Run commands on toolbox pod on cluster1 to check to mirror is enabled on ceph block pool

$kubectl get po --context=cluster1 -nrook-ceph -l  app=rook-ceph-tools
NAME                               READY   STATUS    RESTARTS   AGE
rook-ceph-tools-78cdfd976c-jrhjm   1/1     Running   0          3m53s

Verify that mirroring enabled on the image

$kubectl exec --context=cluster1 -nrook-ceph rook-ceph-tools-78cdfd976c-jrhjm -- rbd info csi-vol-1b82d349-2d5a-11eb-b8d5-0242ac110004 --pool=replicapool
rbd image 'csi-vol-1b82d349-2d5a-11eb-b8d5-0242ac110004':
    size 1 GiB in 256 objects
    order 22 (4 MiB objects)
    snapshot_count: 1
    id: 13a672b41f5f
    block_name_prefix: rbd_data.13a672b41f5f
    format: 2
    features: layering
    op_features:
    flags:
    create_timestamp: Mon Nov 23 07:04:21 2020
    access_timestamp: Mon Nov 23 07:04:21 2020
    modify_timestamp: Mon Nov 23 07:04:21 2020
    mirroring state: enabled
    mirroring mode: snapshot
    mirroring global id: 7da10ec2-aa67-4b05-86f0-487b4fa9fdbb
    mirroring primary: true

You can get the RBD image name from the PV object.

Verify that the image is mirrored on the secondary cluster

Run commands on toolbox pod on cluster2

$kubectl get po --context=cluster2 -nrook-ceph -l  app=rook-ceph-tools
NAME                               READY   STATUS    RESTARTS   AGE
rook-ceph-tools-78cdfd976c-2566m   1/1     Running   0          3m53s
$kubectl exec --context=cluster2 -nrook-ceph rook-ceph-tools-78cdfd976c-2566m -- rbd info csi-vol-1b82d349-2d5a-11eb-b8d5-0242ac110004 --pool=replicapool
rbd image 'csi-vol-1b82d349-2d5a-11eb-b8d5-0242ac110004':
    size 1 GiB in 256 objects
    order 22 (4 MiB objects)
    snapshot_count: 1
    id: 12a55edc8361
    block_name_prefix: rbd_data.12a55edc8361
    format: 2
    features: layering, non-primary
    op_features:
    flags:
    create_timestamp: Mon Nov 23 07:12:33 2020
    access_timestamp: Mon Nov 23 07:12:33 2020
    modify_timestamp: Mon Nov 23 07:12:33 2020
    mirroring state: enabled
    mirroring mode: snapshot
    mirroring global id: 7da10ec2-aa67-4b05-86f0-487b4fa9fdbb
    mirroring primary: false

Take a backup of PVC and PV object on cluster1

kubectl get pvc rbd-pvc -oyaml >pvc-bkp.yaml
kubectl get pv/pvc-0b93de3a-3946-4909-a189-f44dba0abc76 -oyaml >pv_bkp.yaml

Remove the claimRef on the backed up PV objects in yaml files

sample claimRef in PV object

apiVersion: v1
kind: PersistentVolume
metadata:
  ...
  name: pvc-0b93de3a-3946-4909-a189-f44dba0abc76
  resourceVersion: "2516"
  selfLink: /api/v1/persistentvolumes/pvc-0b93de3a-3946-4909-a189-f44dba0abc76
  uid: 0b1a1560-2c0b-4906-8059-d6be95954bc0
spec:
  claimRef:
    apiVersion: v1
    kind: PersistentVolumeClaim
    name: rbd-pvc
    namespace: default
    resourceVersion: "2512"
    uid: 0b93de3a-3946-4909-a189-f44dba0abc76
 ...

Remove the claimRef in all PV backup’s

vi pv_bkp.yaml

Planned Storage Migration

Failover

Follow the Below steps for planned migration when you want to move the workload from one cluster to another cluster

  • Scale down all the application pods which are using the mirrored PVC
  • Take a back up of PVC and PV object from the cluster1
    • This can be done using some backup tools like velero also
  • update replicationState to secondary in VolumeReplication CR at Primary Site.

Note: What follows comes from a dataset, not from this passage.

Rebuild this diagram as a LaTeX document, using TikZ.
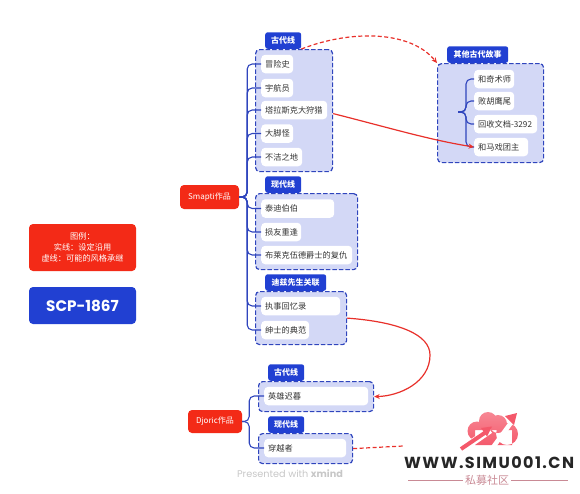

When the operator sees this change, it will pass the information down to the driver via GRPC request to mark the dataSource as secondary.
  • If you are manually recreating the PVC and PV on the secondary cluster. remove the claimRef section in the PV objects.
  • Recreate the storageclass, PVC, and PV objects on the cluster2
    • As you are creating the static binding between PVC and PV, a new PV won’t be created here, the PVC will get bind to the existing PV.
  • Create the VolumeReplicationClass on the cluster2
  • Create the VolumeReplications for all the PVC’s for which mirroring is enabled
    • replicationState should be primary for all the PVC’s on the cluster1
  • Check whether the image is primary on cluster2 by looking at toolbox or VolumeReplication CR status
  • Once the Image is marked as Primary create the application to use the PVC In the case of planned migration,

Failback

Once the planned work is done and you want to failback, follow the above Failover steps again. the only difference, in this case, is we don’t need to recreate anything we just need to change replicationState from secondary to primary in current cluster1.

Storage Disaster Recovery

Failover

In case of disaster recovery, create VolumeReplication CR at the Secondary Site. Since the connection to the Primary Site is lost, the operator automatically sends a GRPC request down to the driver to forcefully mark the dataSource as primary.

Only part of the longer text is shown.